— start Information shown —

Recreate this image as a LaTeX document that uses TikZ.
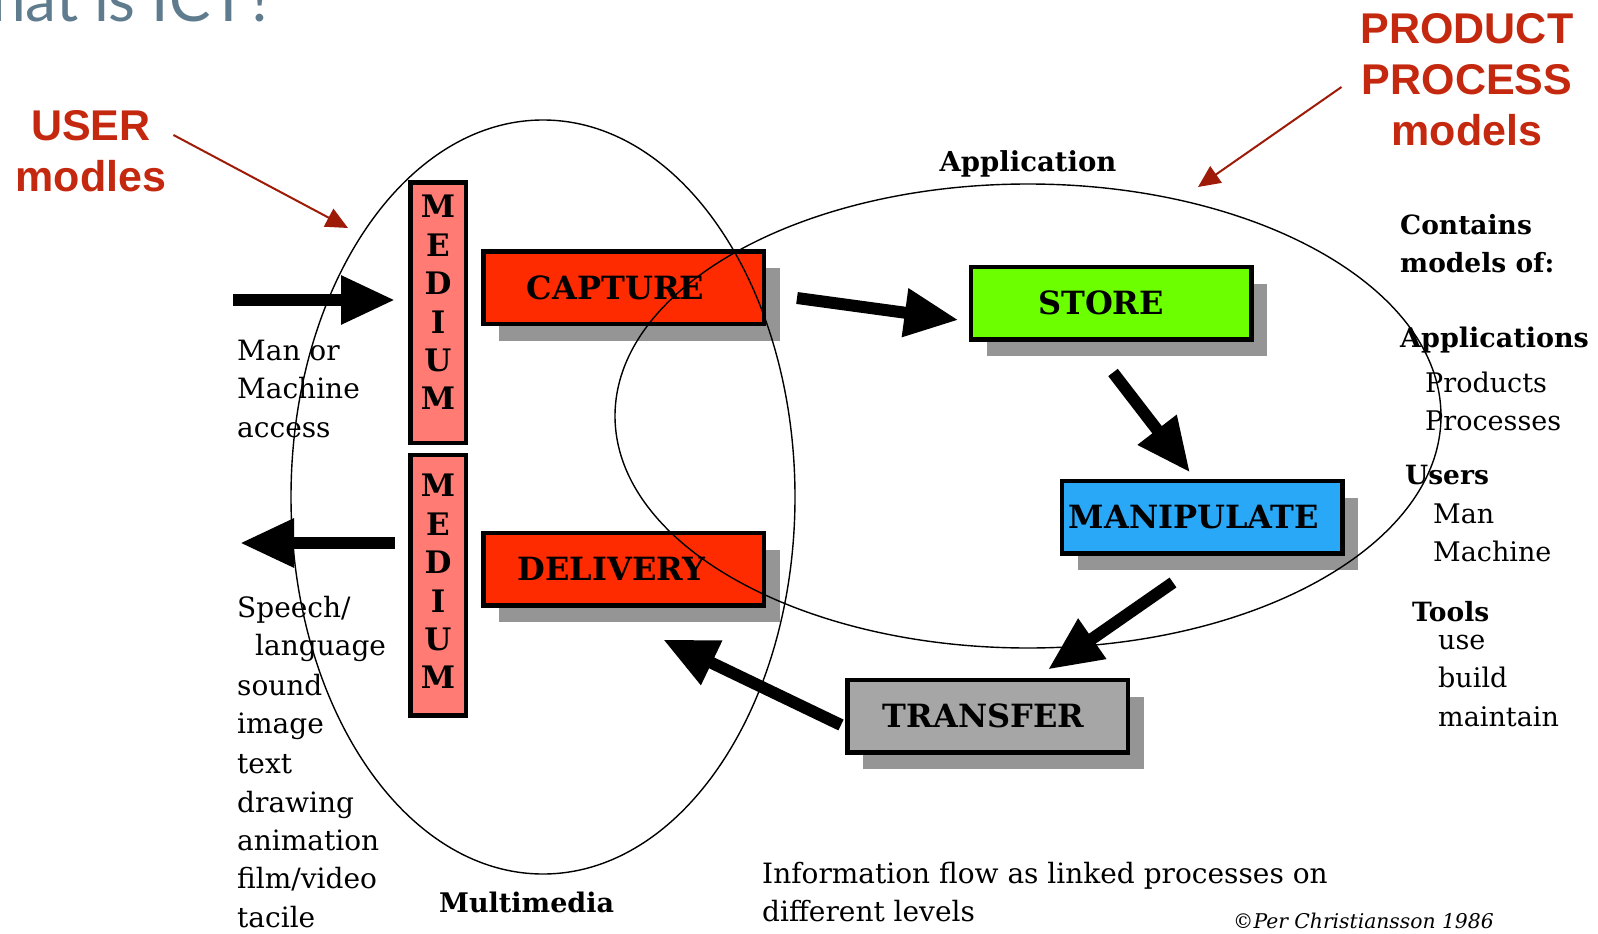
\documentclass[tikz,border=0pt]{standalone}
\usepackage{fontspec}
\setmainfont{DejaVu Serif}
\newfontfamily\redsans{Liberation Sans}
\newfontfamily\titlesans{Lato}
\usetikzlibrary{arrows.meta,calc,shadows}
\definecolor{redlab}{HTML}{C4290F}
\definecolor{redarr}{HTML}{9E1B08}
\definecolor{titlec}{HTML}{5F7B8E}
\definecolor{capred}{HTML}{FF2B00}
\definecolor{storegreen}{HTML}{6CFF00}
\definecolor{manblue}{HTML}{2AA8F8}
\definecolor{transgray}{HTML}{A6A6A6}
\definecolor{medsalmon}{HTML}{FF7B74}
\definecolor{shadowgray}{HTML}{959595}
\begin{document}
\begin{tikzpicture}[x=1pt,y=-1pt,
  procbox/.style={draw=black, line width=4.5pt, minimum width=280.5pt, minimum height=72.5pt,
    inner sep=0pt, font=\bfseries\fontsize{32}{32}\selectfont,
    drop shadow={shadow xshift=16pt, shadow yshift=-17pt, fill=shadowgray, opacity=1}},
  medbox/.style={draw=black, line width=4.5pt, fill=medsalmon, minimum width=55.5pt,
    minimum height=260.5pt, inner sep=0pt},
  medtxt/.style={align=center, font=\bfseries\fontsize{31}{38.4}\selectfont, inner sep=0pt},
  lbl/.style={anchor=base west, inner sep=0pt, font=\fontsize{28}{28}\selectfont},
  rlbl/.style={anchor=base west, inner sep=0pt, font=\fontsize{27}{27}\selectfont},
  hlbl/.style={anchor=base west, inner sep=0pt, font=\bfseries\fontsize{26.5}{26.5}\selectfont},
  infolbl/.style={anchor=base west, inner sep=0pt, font=\fontsize{28}{28}\selectfont},
  redtxt/.style={align=center, inner sep=0pt, text=redlab, font=\redsans\bfseries\fontsize{43}{51}\selectfont},
  redarrow/.style={draw=redarr, line width=2pt, -{Triangle[length=22pt,width=20pt]}},
  bigarrow/.style={draw=black, line width=12pt, -{Triangle[length=54pt,width=46pt]}},
  ell/.style={draw=black, line width=1.4pt}
]
\fill[white] (0,0) rectangle (1598,934);
\useasboundingbox (0,0) rectangle (1598,934);

% title (cut off at the left, as in the reference)
\node[anchor=base east, inner sep=0pt, text=titlec, font=\titlesans\fontsize{62}{62}\selectfont] (title) at (275,22) {What is ICT?};

% process boxes
\node[procbox, fill=capred] (capture) at (623.5,287.5) {CAPTURE\kern16pt};
\node[procbox, fill=capred] (delivery) at (623.5,569) {DELIVERY\kern24pt};
\node[procbox, fill=storegreen] (store) at (1111,303) {STORE\kern20pt};
\node[procbox, fill=manblue] (manip) at (1202,517) {MANIPULATE\kern16pt};
\node[procbox, fill=transgray] (transfer) at (987.5,716) {TRANSFER\kern8pt};

% medium boxes
\node[medbox] (med1) at (438,312.5) {};
\node[medbox] (med2) at (438,585) {};
\node[medtxt] (med1t) at (438,302.5) {M\\E\\D\\I\\U\\M};
\node[medtxt] (med2t) at (438,581.5) {M\\E\\D\\I\\U\\M};

% left texts
\node[lbl] (ma1) at (237,360) {Man or};
\node[lbl] (ma2) at (237,398) {Machine};
\node[lbl] (ma3) at (237,437) {access};
\node[lbl] (sp1) at (237,617) {Speech/};
\node[lbl] (sp2) at (255,655) {language};
\node[lbl] (sp3) at (237,695) {sound};
\node[lbl] (sp4) at (237,733) {image};
\node[lbl] (sp5) at (237,773) {text};
\node[lbl] (sp6) at (237,812) {drawing};
\node[lbl] (sp7) at (237,850) {animation};
\node[lbl] (sp8) at (237,888) {film/video};
\node[lbl] (sp9) at (237,927) {tacile};

% right texts
\node[hlbl] (r1) at (1400,234) {Contains};
\node[hlbl] (r2) at (1400,272) {models of:};
\node[hlbl, font=\bfseries\fontsize{27}{27}\selectfont] (r3) at (1400,347) {Applications};
\node[rlbl] (r4) at (1425,392) {Products};
\node[rlbl] (r5) at (1425,430) {Processes};
\node[hlbl] (r6) at (1405,484) {Users};
\node[rlbl] (r7) at (1433,523) {Man};
\node[rlbl] (r8) at (1433,561) {Machine};
\node[hlbl] (r9) at (1412,621) {Tools};
\node[rlbl] (r10) at (1438,649) {use};
\node[rlbl] (r11) at (1438,687) {build};
\node[rlbl] (r12) at (1438,726) {maintain};

% other labels
\node[anchor=base, inner sep=0pt, font=\bfseries\fontsize{27.5}{27.5}\selectfont] (applab) at (1028,171) {Application};
\node[anchor=base west, inner sep=0pt, font=\bfseries\fontsize{27}{27}\selectfont] (mmlab) at (439,912) {Multimedia};
\node[infolbl] (info1) at (762,883) {Information flow as linked processes on};
\node[infolbl] (info2) at (762,921) {different levels};
\node[anchor=base west, inner sep=0pt, font=\itshape\fontsize{20.3}{20.3}\selectfont] (credit) at (1233,928) {©Per Christiansson 1986};

% red labels
\node[redtxt] (user) at (91,151) {USER\\modles};
\node[redtxt] (prod) at (1467,79.5) {PRODUCT\\PROCESS\\models};
\coordinate (usertip) at (348,228);
\coordinate (prodtip) at (1198,187);
\draw[redarrow] ($(user.east)+(7,-16)$) -- (usertip);
\draw[redarrow] ($(prod.west)+(-19,7.5)$) -- (prodtip);

% flow arrows
\coordinate (in1) at (233,300);
\coordinate (out1) at (240,543);
\draw[bigarrow] (in1) -- ($(in1 -| med1.west)+(-13,0)$);
\draw[bigarrow] ($(out1 -| med2.west)+(-13,0)$) -- (out1);
\draw[bigarrow] ($(capture.east)+(31,10.5)$) -- ($(store.west)+(-10,17)$);
\draw[bigarrow] ($(store.south)+(2,31)$) -- ($(manip.north)+(-12,-6)$);
\draw[bigarrow] ($(manip.south)+(-29,27)$) -- ($(transfer.north)+(60.5,-8)$);
\draw[bigarrow] ($(transfer.west)+(-4,9)$) -- ($(delivery.south)+(39.5,32)$);

% ellipses
\draw[ell] (543,497) ellipse [x radius=252, y radius=377];
\draw[ell] (1028,416) ellipse [x radius=413, y radius=232];
\end{tikzpicture}
\end{document}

— end Information shown —

§ Problem to solve: Output all of the data exactly as it stands, minus any images.

§ Correct result:
Recreate this image as a LaTeX document that uses TikZ.
\documentclass[tikz,border=0pt]{standalone}
\usepackage{fontspec}
\setmainfont{DejaVu Serif}
\newfontfamily\redsans{Liberation Sans}
\newfontfamily\titlesans{Lato}
\usetikzlibrary{arrows.meta,calc,shadows}
\definecolor{redlab}{HTML}{C4290F}
\definecolor{redarr}{HTML}{9E1B08}
\definecolor{titlec}{HTML}{5F7B8E}
\definecolor{capred}{HTML}{FF2B00}
\definecolor{storegreen}{HTML}{6CFF00}
\definecolor{manblue}{HTML}{2AA8F8}
\definecolor{transgray}{HTML}{A6A6A6}
\definecolor{medsalmon}{HTML}{FF7B74}
\definecolor{shadowgray}{HTML}{959595}
\begin{document}
\begin{tikzpicture}[x=1pt,y=-1pt,
  procbox/.style={draw=black, line width=4.5pt, minimum width=280.5pt, minimum height=72.5pt,
    inner sep=0pt, font=\bfseries\fontsize{32}{32}\selectfont,
    drop shadow={shadow xshift=16pt, shadow yshift=-17pt, fill=shadowgray, opacity=1}},
  medbox/.style={draw=black, line width=4.5pt, fill=medsalmon, minimum width=55.5pt,
    minimum height=260.5pt, inner sep=0pt},
  medtxt/.style={align=center, font=\bfseries\fontsize{31}{38.4}\selectfont, inner sep=0pt},
  lbl/.style={anchor=base west, inner sep=0pt, font=\fontsize{28}{28}\selectfont},
  rlbl/.style={anchor=base west, inner sep=0pt, font=\fontsize{27}{27}\selectfont},
  hlbl/.style={anchor=base west, inner sep=0pt, font=\bfseries\fontsize{26.5}{26.5}\selectfont},
  infolbl/.style={anchor=base west, inner sep=0pt, font=\fontsize{28}{28}\selectfont},
  redtxt/.style={align=center, inner sep=0pt, text=redlab, font=\redsans\bfseries\fontsize{43}{51}\selectfont},
  redarrow/.style={draw=redarr, line width=2pt, -{Triangle[length=22pt,width=20pt]}},
  bigarrow/.style={draw=black, line width=12pt, -{Triangle[length=54pt,width=46pt]}},
  ell/.style={draw=black, line width=1.4pt}
]
\fill[white] (0,0) rectangle (1598,934);
\useasboundingbox (0,0) rectangle (1598,934);

% title (cut off at the left, as in the reference)
\node[anchor=base east, inner sep=0pt, text=titlec, font=\titlesans\fontsize{62}{62}\selectfont] (title) at (275,22) {What is ICT?};

% process boxes
\node[procbox, fill=capred] (capture) at (623.5,287.5) {CAPTURE\kern16pt};
\node[procbox, fill=capred] (delivery) at (623.5,569) {DELIVERY\kern24pt};
\node[procbox, fill=storegreen] (store) at (1111,303) {STORE\kern20pt};
\node[procbox, fill=manblue] (manip) at (1202,517) {MANIPULATE\kern16pt};
\node[procbox, fill=transgray] (transfer) at (987.5,716) {TRANSFER\kern8pt};

% medium boxes
\node[medbox] (med1) at (438,312.5) {};
\node[medbox] (med2) at (438,585) {};
\node[medtxt] (med1t) at (438,302.5) {M\\E\\D\\I\\U\\M};
\node[medtxt] (med2t) at (438,581.5) {M\\E\\D\\I\\U\\M};

% left texts
\node[lbl] (ma1) at (237,360) {Man or};
\node[lbl] (ma2) at (237,398) {Machine};
\node[lbl] (ma3) at (237,437) {access};
\node[lbl] (sp1) at (237,617) {Speech/};
\node[lbl] (sp2) at (255,655) {language};
\node[lbl] (sp3) at (237,695) {sound};
\node[lbl] (sp4) at (237,733) {image};
\node[lbl] (sp5) at (237,773) {text};
\node[lbl] (sp6) at (237,812) {drawing};
\node[lbl] (sp7) at (237,850) {animation};
\node[lbl] (sp8) at (237,888) {film/video};
\node[lbl] (sp9) at (237,927) {tacile};

% right texts
\node[hlbl] (r1) at (1400,234) {Contains};
\node[hlbl] (r2) at (1400,272) {models of:};
\node[hlbl, font=\bfseries\fontsize{27}{27}\selectfont] (r3) at (1400,347) {Applications};
\node[rlbl] (r4) at (1425,392) {Products};
\node[rlbl] (r5) at (1425,430) {Processes};
\node[hlbl] (r6) at (1405,484) {Users};
\node[rlbl] (r7) at (1433,523) {Man};
\node[rlbl] (r8) at (1433,561) {Machine};
\node[hlbl] (r9) at (1412,621) {Tools};
\node[rlbl] (r10) at (1438,649) {use};
\node[rlbl] (r11) at (1438,687) {build};
\node[rlbl] (r12) at (1438,726) {maintain};

% other labels
\node[anchor=base, inner sep=0pt, font=\bfseries\fontsize{27.5}{27.5}\selectfont] (applab) at (1028,171) {Application};
\node[anchor=base west, inner sep=0pt, font=\bfseries\fontsize{27}{27}\selectfont] (mmlab) at (439,912) {Multimedia};
\node[infolbl] (info1) at (762,883) {Information flow as linked processes on};
\node[infolbl] (info2) at (762,921) {different levels};
\node[anchor=base west, inner sep=0pt, font=\itshape\fontsize{20.3}{20.3}\selectfont] (credit) at (1233,928) {©Per Christiansson 1986};

% red labels
\node[redtxt] (user) at (91,151) {USER\\modles};
\node[redtxt] (prod) at (1467,79.5) {PRODUCT\\PROCESS\\models};
\coordinate (usertip) at (348,228);
\coordinate (prodtip) at (1198,187);
\draw[redarrow] ($(user.east)+(7,-16)$) -- (usertip);
\draw[redarrow] ($(prod.west)+(-19,7.5)$) -- (prodtip);

% flow arrows
\coordinate (in1) at (233,300);
\coordinate (out1) at (240,543);
\draw[bigarrow] (in1) -- ($(in1 -| med1.west)+(-13,0)$);
\draw[bigarrow] ($(out1 -| med2.west)+(-13,0)$) -- (out1);
\draw[bigarrow] ($(capture.east)+(31,10.5)$) -- ($(store.west)+(-10,17)$);
\draw[bigarrow] ($(store.south)+(2,31)$) -- ($(manip.north)+(-12,-6)$);
\draw[bigarrow] ($(manip.south)+(-29,27)$) -- ($(transfer.north)+(60.5,-8)$);
\draw[bigarrow] ($(transfer.west)+(-4,9)$) -- ($(delivery.south)+(39.5,32)$);

% ellipses
\draw[ell] (543,497) ellipse [x radius=252, y radius=377];
\draw[ell] (1028,416) ellipse [x radius=413, y radius=232];
\end{tikzpicture}
\end{document}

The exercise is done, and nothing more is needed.